On Saturday, 1 November 2014 at 15:02:53 UTC, H. S. Teoh via Digitalmars-d wrote:
> I never said "component" == "process". All I said was that at the OS
> level, at least with current OSes, processes are the smallest unit
> that is decoupled from each other. If you go below that level of
> granularity, you have the possibility of shared memory being corrupted
> by one thread (or fibre, or whatever smaller than a process) affecting
> the other threads. So that means they are not fully decoupled, and the
> failure of one thread makes all other threads no longer trustworthy.

This is a question of probability and impact. If my Python program fails unexpectedly, then it could in theory be a bug in a c-library, but it probably is not. So it is better to trap it and continue.

If D provides bound checks, is a solid language, has a solid compiler, has a solid runtime, and solid libraries… then the same logic applies!

If my C program traps on divison by zero, then it probably is an unlucky incident and not a memory corruption issue. So it is probably safe to continue.

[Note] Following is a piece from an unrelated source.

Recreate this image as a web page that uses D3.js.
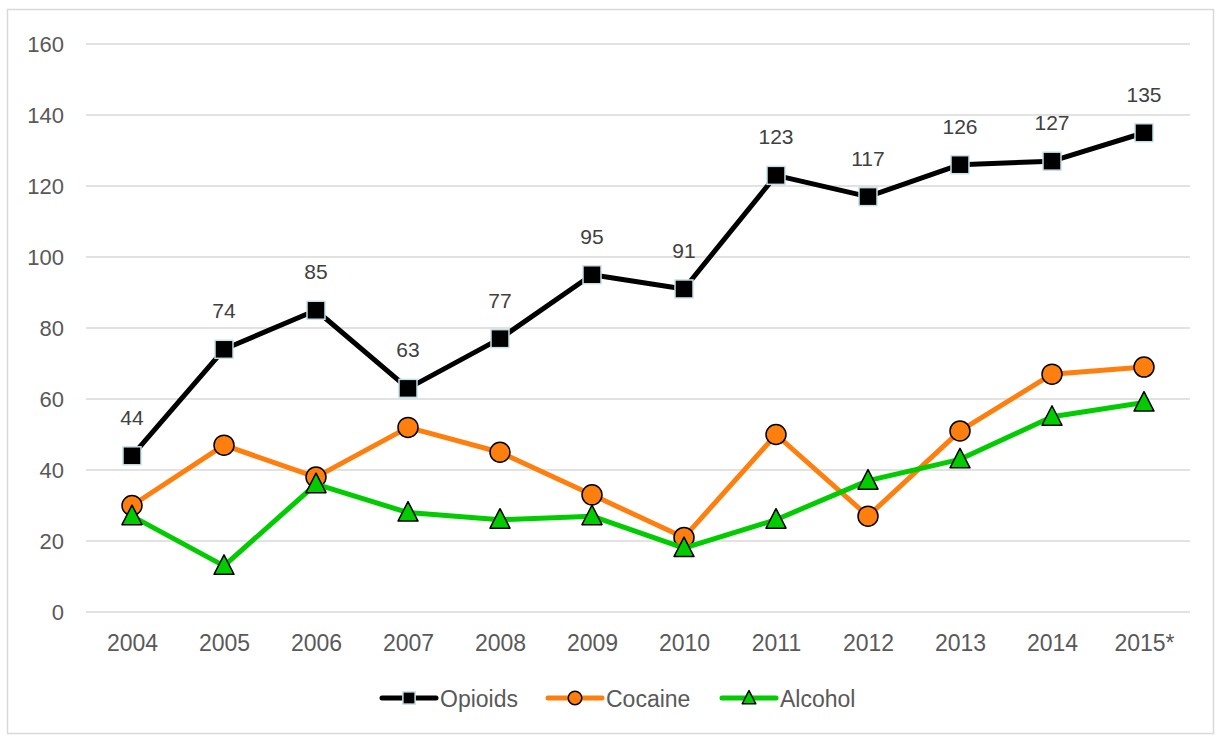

If my program cannot find a file, it MIGHT be a kernel issue, but it probably isn't. So it safe to continue.

If my critical state is recorded by a wall built on transactions or full blown event logging, then it is safe to continue even if my front might suffer from memory corruption.

You need to consider:

1. probability (what is the most likely cause of this signal?)

2. impact (do you have insurance?)

3. alternatives (are you in the middle of an air fight?)

On 11/1/2014 3:35 AM, Kagamin wrote:
> No misunderstanding, I think that Walter's idea is good, just not always
> practical, and that real critical systems don't work the way he describes, they
> make more complicated tradeoffs.

My ideas are what are implemented on airplanes. I didn't originate these ideas, they come from the aviation industry. Recall that I was employed as an engineer working on flight critical systems design for the 757.